(Plotting code records)
○ ○ ○ ○

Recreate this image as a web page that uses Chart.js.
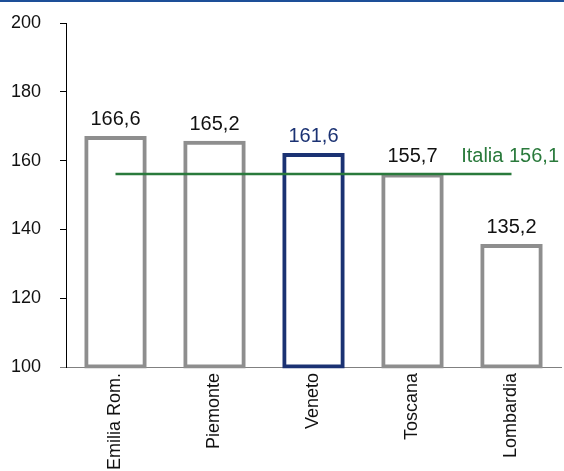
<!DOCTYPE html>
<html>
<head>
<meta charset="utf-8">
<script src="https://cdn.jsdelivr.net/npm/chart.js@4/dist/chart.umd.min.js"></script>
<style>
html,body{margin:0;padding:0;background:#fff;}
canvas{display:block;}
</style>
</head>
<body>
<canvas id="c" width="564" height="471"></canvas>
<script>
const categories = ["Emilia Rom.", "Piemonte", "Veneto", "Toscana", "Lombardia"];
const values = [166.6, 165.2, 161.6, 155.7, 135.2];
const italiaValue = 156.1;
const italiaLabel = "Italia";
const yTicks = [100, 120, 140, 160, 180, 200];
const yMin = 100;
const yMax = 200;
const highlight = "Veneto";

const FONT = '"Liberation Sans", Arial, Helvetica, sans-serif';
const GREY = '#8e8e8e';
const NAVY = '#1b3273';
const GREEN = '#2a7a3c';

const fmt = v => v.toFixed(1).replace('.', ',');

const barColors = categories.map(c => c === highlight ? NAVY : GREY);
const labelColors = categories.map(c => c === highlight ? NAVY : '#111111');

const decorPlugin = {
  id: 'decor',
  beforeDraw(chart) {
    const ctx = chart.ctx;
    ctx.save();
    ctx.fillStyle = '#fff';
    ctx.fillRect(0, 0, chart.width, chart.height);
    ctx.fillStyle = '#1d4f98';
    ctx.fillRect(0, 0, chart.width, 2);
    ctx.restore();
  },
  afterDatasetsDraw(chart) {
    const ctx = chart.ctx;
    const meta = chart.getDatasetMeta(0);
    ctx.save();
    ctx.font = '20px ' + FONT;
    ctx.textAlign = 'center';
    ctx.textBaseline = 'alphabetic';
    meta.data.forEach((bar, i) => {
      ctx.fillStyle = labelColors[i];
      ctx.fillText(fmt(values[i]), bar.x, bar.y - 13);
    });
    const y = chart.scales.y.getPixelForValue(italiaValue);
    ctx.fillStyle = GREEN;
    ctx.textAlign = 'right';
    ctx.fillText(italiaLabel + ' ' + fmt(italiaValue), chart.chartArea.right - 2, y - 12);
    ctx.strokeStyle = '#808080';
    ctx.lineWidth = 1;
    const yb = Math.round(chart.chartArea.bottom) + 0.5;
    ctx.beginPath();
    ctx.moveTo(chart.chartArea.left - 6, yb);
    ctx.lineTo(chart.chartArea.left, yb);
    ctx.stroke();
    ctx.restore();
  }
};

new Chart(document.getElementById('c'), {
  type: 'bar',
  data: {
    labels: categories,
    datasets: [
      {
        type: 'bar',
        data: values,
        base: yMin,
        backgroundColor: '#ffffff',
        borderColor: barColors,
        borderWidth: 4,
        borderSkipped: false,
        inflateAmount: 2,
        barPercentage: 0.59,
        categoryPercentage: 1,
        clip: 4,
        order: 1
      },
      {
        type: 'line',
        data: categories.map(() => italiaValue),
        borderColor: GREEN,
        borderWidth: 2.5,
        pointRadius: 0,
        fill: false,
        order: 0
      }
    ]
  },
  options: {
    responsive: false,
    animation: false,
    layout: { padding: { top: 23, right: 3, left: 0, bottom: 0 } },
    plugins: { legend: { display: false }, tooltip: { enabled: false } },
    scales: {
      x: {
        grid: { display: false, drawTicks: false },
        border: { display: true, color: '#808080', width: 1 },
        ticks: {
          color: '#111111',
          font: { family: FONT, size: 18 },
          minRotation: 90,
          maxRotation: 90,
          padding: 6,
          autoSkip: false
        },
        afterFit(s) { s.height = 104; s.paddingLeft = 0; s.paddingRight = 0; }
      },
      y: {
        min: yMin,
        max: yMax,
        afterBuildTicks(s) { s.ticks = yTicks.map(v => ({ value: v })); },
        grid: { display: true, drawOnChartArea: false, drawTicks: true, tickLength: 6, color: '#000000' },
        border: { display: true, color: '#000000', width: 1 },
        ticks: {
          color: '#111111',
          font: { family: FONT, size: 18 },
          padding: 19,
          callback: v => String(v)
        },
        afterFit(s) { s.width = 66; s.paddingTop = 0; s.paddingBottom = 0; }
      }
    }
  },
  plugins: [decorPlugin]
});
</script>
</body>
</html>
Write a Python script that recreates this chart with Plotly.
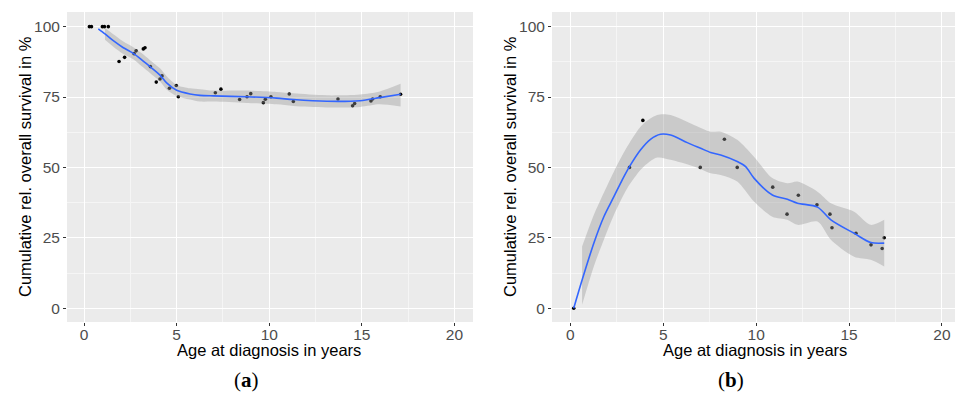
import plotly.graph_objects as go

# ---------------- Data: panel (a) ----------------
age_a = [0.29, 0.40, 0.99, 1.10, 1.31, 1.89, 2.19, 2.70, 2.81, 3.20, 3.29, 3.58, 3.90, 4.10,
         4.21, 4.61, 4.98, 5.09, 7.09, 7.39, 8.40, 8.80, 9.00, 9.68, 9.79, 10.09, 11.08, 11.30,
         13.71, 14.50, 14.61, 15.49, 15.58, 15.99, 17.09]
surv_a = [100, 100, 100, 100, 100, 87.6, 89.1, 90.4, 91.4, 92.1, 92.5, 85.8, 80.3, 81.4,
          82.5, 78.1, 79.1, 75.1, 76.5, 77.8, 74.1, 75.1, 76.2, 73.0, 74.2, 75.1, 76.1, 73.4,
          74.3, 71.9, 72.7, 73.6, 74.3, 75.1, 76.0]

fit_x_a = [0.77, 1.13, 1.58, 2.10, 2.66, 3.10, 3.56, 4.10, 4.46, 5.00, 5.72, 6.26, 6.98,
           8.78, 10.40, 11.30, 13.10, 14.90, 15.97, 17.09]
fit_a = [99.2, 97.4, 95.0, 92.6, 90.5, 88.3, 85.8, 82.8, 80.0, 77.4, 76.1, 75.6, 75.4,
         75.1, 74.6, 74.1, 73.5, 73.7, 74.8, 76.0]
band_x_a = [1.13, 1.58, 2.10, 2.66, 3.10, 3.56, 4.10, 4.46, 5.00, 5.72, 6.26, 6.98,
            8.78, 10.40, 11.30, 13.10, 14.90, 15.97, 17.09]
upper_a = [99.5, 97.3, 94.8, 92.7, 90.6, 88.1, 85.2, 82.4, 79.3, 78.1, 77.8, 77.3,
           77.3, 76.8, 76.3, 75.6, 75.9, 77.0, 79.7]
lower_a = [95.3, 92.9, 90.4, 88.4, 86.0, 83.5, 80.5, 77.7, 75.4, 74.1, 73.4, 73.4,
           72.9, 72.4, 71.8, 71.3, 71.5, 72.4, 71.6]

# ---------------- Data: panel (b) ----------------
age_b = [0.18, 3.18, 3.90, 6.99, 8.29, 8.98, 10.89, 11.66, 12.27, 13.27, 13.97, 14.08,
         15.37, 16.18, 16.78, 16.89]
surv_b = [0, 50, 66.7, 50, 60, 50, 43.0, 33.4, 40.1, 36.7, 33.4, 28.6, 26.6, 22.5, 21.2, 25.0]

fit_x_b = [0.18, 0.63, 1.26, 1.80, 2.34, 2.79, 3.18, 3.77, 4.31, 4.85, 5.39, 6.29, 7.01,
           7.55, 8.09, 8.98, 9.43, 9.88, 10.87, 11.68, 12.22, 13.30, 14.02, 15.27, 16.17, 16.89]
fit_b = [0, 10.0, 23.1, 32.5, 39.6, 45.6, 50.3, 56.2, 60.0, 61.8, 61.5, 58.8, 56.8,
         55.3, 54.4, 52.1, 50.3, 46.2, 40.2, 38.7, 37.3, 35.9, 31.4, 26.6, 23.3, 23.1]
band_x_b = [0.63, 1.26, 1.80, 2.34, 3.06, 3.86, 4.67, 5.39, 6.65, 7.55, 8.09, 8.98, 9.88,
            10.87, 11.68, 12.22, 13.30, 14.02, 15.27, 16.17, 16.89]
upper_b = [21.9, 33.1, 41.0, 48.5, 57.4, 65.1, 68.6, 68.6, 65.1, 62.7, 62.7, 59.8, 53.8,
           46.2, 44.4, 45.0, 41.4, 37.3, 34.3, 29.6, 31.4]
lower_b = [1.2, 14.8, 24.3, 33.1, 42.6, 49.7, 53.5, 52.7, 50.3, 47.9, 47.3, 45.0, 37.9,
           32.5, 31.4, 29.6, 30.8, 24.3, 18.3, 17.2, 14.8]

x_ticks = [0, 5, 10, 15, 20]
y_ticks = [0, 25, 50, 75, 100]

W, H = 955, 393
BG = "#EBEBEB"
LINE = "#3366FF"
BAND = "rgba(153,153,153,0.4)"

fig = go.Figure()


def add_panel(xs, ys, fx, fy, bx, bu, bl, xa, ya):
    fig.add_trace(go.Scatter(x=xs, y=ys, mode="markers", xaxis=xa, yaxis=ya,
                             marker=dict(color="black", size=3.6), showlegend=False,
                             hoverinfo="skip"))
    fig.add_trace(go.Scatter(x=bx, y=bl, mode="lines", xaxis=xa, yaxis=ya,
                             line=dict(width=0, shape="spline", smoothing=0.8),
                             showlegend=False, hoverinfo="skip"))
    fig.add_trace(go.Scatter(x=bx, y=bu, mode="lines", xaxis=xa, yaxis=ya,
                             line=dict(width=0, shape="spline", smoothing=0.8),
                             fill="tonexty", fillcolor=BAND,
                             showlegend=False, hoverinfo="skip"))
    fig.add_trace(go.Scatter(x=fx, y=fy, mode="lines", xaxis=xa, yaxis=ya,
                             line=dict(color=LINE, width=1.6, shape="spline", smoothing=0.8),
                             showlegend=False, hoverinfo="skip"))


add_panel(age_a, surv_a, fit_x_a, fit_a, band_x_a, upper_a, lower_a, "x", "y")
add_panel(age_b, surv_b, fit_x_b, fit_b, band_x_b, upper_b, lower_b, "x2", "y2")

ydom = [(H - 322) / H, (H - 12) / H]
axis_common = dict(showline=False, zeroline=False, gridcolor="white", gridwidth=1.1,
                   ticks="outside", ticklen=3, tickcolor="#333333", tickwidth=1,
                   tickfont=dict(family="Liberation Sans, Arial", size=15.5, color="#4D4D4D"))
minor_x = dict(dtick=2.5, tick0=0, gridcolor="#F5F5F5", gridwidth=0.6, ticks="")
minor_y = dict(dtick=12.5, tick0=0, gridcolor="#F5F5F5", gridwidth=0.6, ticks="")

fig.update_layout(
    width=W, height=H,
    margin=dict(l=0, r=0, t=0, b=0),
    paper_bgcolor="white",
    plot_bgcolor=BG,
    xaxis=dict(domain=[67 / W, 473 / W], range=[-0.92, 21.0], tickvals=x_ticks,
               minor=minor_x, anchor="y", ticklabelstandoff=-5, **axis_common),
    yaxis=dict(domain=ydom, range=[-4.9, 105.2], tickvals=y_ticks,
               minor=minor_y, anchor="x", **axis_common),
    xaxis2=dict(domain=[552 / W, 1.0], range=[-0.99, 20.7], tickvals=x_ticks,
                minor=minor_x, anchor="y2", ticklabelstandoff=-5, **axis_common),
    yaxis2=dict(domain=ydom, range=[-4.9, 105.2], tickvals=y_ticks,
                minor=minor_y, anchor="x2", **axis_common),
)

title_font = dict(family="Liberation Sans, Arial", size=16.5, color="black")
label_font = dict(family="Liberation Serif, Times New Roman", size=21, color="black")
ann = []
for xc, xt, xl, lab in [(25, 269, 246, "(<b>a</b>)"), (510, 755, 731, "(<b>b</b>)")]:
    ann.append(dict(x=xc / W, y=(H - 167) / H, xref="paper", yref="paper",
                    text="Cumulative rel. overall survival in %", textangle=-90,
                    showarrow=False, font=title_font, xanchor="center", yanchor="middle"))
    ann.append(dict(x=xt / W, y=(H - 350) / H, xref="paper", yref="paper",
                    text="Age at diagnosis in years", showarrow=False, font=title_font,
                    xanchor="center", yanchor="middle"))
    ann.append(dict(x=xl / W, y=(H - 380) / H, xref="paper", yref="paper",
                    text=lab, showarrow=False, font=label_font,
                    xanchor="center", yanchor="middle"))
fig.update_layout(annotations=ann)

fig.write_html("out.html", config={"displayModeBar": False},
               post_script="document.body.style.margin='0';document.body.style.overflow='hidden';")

○ ○ ○ ○

### What needs to be done
Scan the data above and copy every line with "that" in it.

### The answer
Recreate this image as a web page that uses Chart.js.
Write a Python script that recreates this chart with Plotly.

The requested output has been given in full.